Baba Rampuri: Carol, these days Tantra means anything you want it to. In the West, it’s normally a marketing tag for something to do with new age sexuality, or at best, new age psychology. In India, at it’s worst, it is thought of as black magic. Yoga, as practiced in the West, has nothing whatsoever to do with Tantra as it is practiced in its high and low forms in India. At it’s best, Tantra is the teaching that Shiva gives to Parvati regarding knowledge and immortality. The practice of this involves the connection of Sacred Speech with Knowledge and the corresponding withdrawal from the illusory perception of the world.
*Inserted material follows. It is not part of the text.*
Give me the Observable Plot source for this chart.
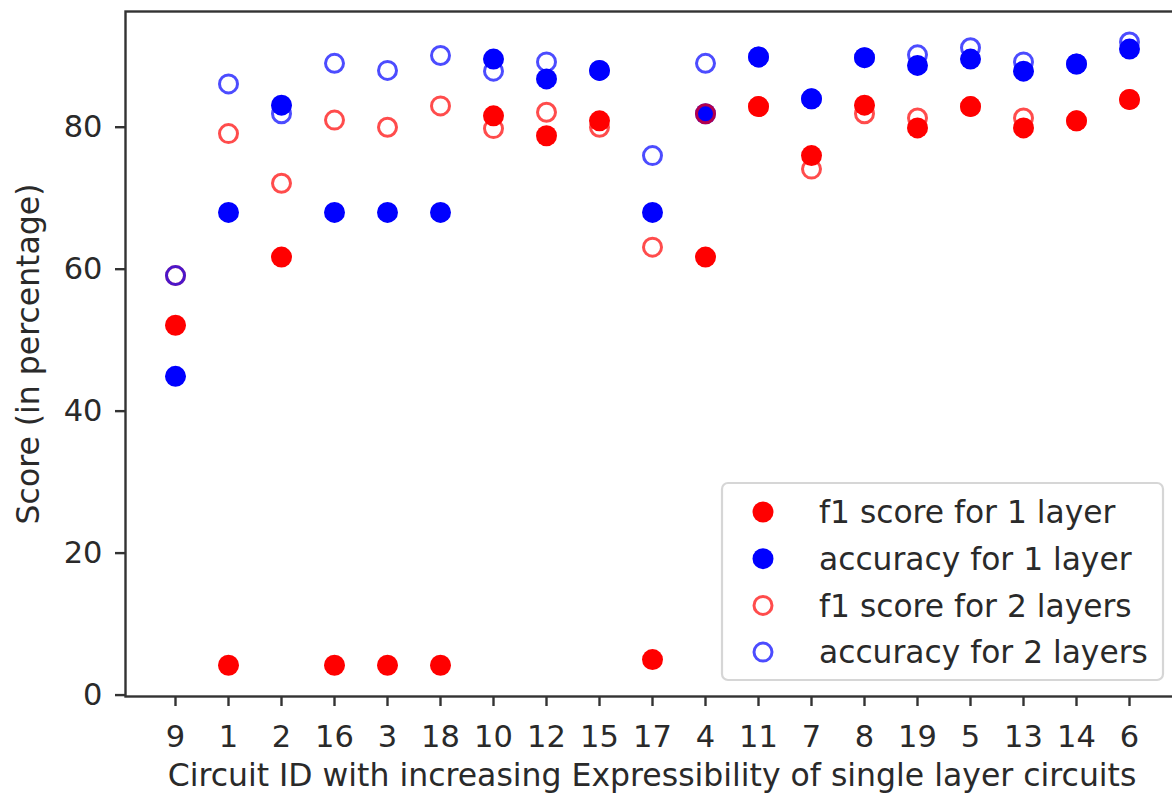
<!DOCTYPE html>
<html>
<head>
<meta charset="utf-8">
<script src="https://cdn.jsdelivr.net/npm/d3@7"></script>
<script src="https://cdn.jsdelivr.net/npm/@observablehq/plot@0.6"></script>
<style>
  html, body { margin: 0; padding: 0; background: white; overflow: hidden; }
  #wrap { position: relative; width: 1172px; height: 796px; overflow: hidden; }
  #wrap > svg.plotsvg { max-width: none !important; }
  #legend { position: absolute; left: 0; top: 0; }
</style>
</head>
<body>
<div id="wrap"></div>
<script>
// Circuit IDs ordered by increasing expressibility
const circuitIds = ["9","1","2","16","3","18","10","12","15","17","4","11","7","8","19","5","13","14","6"];
// f1 score, 1 layer
const f1OneLayer  = [52.1, 4.2, 61.7, 4.2, 4.2, 4.2, 81.6, 78.8, 80.9, 5.0, 61.7, 82.9, 76.0, 83.1, 79.9, 82.9, 79.9, 80.9, 83.9];
// accuracy, 1 layer
const accOneLayer = [44.9, 68.0, 83.1, 68.0, 68.0, 68.0, 89.6, 86.8, 88.0, 68.0, 81.9, 89.9, 84.0, 89.8, 88.7, 89.6, 87.9, 88.9, 91.0];
// f1 score, 2 layers
const f1TwoLayers = [59.1, 79.1, 72.1, 81.0, 80.0, 83.0, 79.8, 82.1, 80.0, 63.1, 81.9, 82.9, 74.1, 81.9, 81.3, 82.9, 81.3, 80.9, 83.9];
// accuracy, 2 layers
const accTwoLayers = [59.1, 86.1, 81.9, 89.0, 88.0, 90.1, 87.9, 89.2, 88.0, 76.0, 89.0, 89.9, 84.0, 89.8, 90.2, 91.2, 89.2, 88.9, 92.0];
const yTicks = [0, 20, 40, 60, 80];
const seriesLabels = ["f1 score for 1 layer", "accuracy for 1 layer", "f1 score for 2 layers", "accuracy for 2 layers"];

const rows = circuitIds.map((id, i) => ({
  id, f1_1: f1OneLayer[i], acc_1: accOneLayer[i], f1_2: f1TwoLayers[i], acc_2: accTwoLayers[i]
}));

const RED = "#ff0000", BLUE = "#0000ff";
const FONT = "DejaVu Sans";
const TEXT = "#2a2a2a";

const chart = Plot.plot({
  width: 1178,
  height: 796,
  marginLeft: 125,
  marginRight: 0,
  marginTop: 11,
  marginBottom: 100,
  style: { fontFamily: FONT, fontSize: "30px", color: TEXT, background: "white", overflow: "visible" },
  x: { type: "point", domain: circuitIds, padding: 0.9 },
  y: { domain: [-0.2, 96.3] },
  marks: [
    Plot.axisX({
      tickSize: 10, tickPadding: 19, fontSize: 30.5, stroke: "#333", strokeWidth: 2.4,
      label: null
    }),
    Plot.axisX({
      ticks: [], tickSize: 0, fontSize: 31.5,
      label: "Circuit ID with increasing Expressibility of single layer circuits",
      labelAnchor: "center", labelArrow: "none", labelOffset: 89
    }),
    Plot.axisY({
      ticks: yTicks, tickSize: 10, tickPadding: 13, fontSize: 30.5, stroke: "#333", strokeWidth: 2.4,
      label: null
    }),
    Plot.axisY({
      ticks: [], tickSize: 0, fontSize: 31.5,
      label: "Score (in percentage)",
      labelAnchor: "center", labelArrow: "none", labelOffset: 109
    }),
    Plot.frame({ stroke: "#333", strokeWidth: 2.4 }),
    Plot.dot(rows, { x: "id", y: "f1_1", r: 10.5, fill: RED, stroke: "none" }),
    Plot.dot(rows, { x: "id", y: "acc_1", r: 10.5, fill: BLUE, stroke: "none" }),
    Plot.dot(rows, { x: "id", y: "f1_2", r: 9, fill: "none", stroke: RED, strokeWidth: 3, strokeOpacity: 0.7 }),
    Plot.dot(rows, { x: "id", y: "acc_2", r: 9, fill: "none", stroke: BLUE, strokeWidth: 3, strokeOpacity: 0.7 })
  ]
});
chart.style.maxWidth = "none";
chart.style.height = "796px";

const wrap = document.getElementById("wrap");
wrap.appendChild(chart);

// Legend (lower right, inside the axes)
const legendStyles = [
  { fill: RED, stroke: "none", r: 10.5, sw: 0, so: 1 },
  { fill: BLUE, stroke: "none", r: 10.5, sw: 0, so: 1 },
  { fill: "none", stroke: RED, r: 9, sw: 3, so: 0.7 },
  { fill: "none", stroke: BLUE, r: 9, sw: 3, so: 0.7 }
];
const lx = 722, ly = 483, lw = 441, lh = 197;
const svg = d3.select(wrap).append("svg")
  .attr("id", "legend")
  .attr("width", 1172).attr("height", 796);
svg.append("rect")
  .attr("x", lx).attr("y", ly).attr("width", lw).attr("height", lh)
  .attr("rx", 6).attr("ry", 6)
  .attr("fill", "white").attr("fill-opacity", 0.85)
  .attr("stroke", "#d6d6d6").attr("stroke-width", 2.2);
seriesLabels.forEach((label, i) => {
  const cy = 512 + i * 46.7;
  const s = legendStyles[i];
  svg.append("circle")
    .attr("cx", 763).attr("cy", cy).attr("r", s.r)
    .attr("fill", s.fill).attr("stroke", s.stroke)
    .attr("stroke-width", s.sw).attr("stroke-opacity", s.so);
  svg.append("text")
    .attr("x", 819).attr("y", cy).attr("dy", "0.36em")
    .attr("font-family", FONT).attr("font-size", 31.3).attr("fill", TEXT)
    .text(label);
});
</script>
</body>
</html>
Carol: thank you so much, Linda-Sama & Baba Rampuri! I feel so fortunate to wake up & find so many answers to my question. If you are interested, here is a link to a Yoga Journal article that I think captures how I commonly hear Tantra described in the American yoga community: http://www.yogajournal.com/wisdom/2240.
blisschick: It seems very much to me like a denial of the GIFT of this life. If transcending the body were meant to be a spiritual goal, why are we given bodies at all to begin with? (I know these statements will simply be perceived as me not getting it but I find this bothersome. I choose YES and this seems like a giant NO.)
Baba Rampuri: Christine, you are right, if it is his purpose to transcend his body, which it is not. He is pushing the envelope. He is using an extreme practice to get quick results. He is using his body in a way to acquire knowledge.
L-S: thanks for the clarification….I used the wrong word in “transcending”…yes, we have these bodies to use as vehicles for enlightenment (as the Buddha also taught about the “fathom-long body”), but these austerities (to me) show a non-attachment to the body, i.e., “non-attachment” being different from “transcending.”
Carol, I scanned the YJ article and will read it more deeply later…but as for tantra in the US…I have heard people say that they never heard of the tantric concepts or even the word tantra before they studied with John Friend.
I find that a bit hard to believe. I don’t know about anyone else, but I became familiar with tantric concepts from India from my teachers early in my yoga training. so I agree with Baba when he says that it seems that “tantra” can mean almost anything in American yoga. I also think many of the concepts have to be distilled in a different way for westerners. I mean, I’ve been to studios where the mere picture of Durga or Shiva on the wall makes people uncomfortable…how are they going to handle tantric ideas if a teacher talks about them?
blisschick, to me, tantric yoga is about “sacred body-fearless mind”. Buddha taught that the path to enlightenment is in this body, watching body/breath, watching the feelings/felt senses, watching those mind objects that are our thoughts, and embodying the dharma, the ultimate truth of reality which is impermanence. those are the four foundations of mindfulness, and that is how we can use our body, use the physical asana practice to realize deep truths.”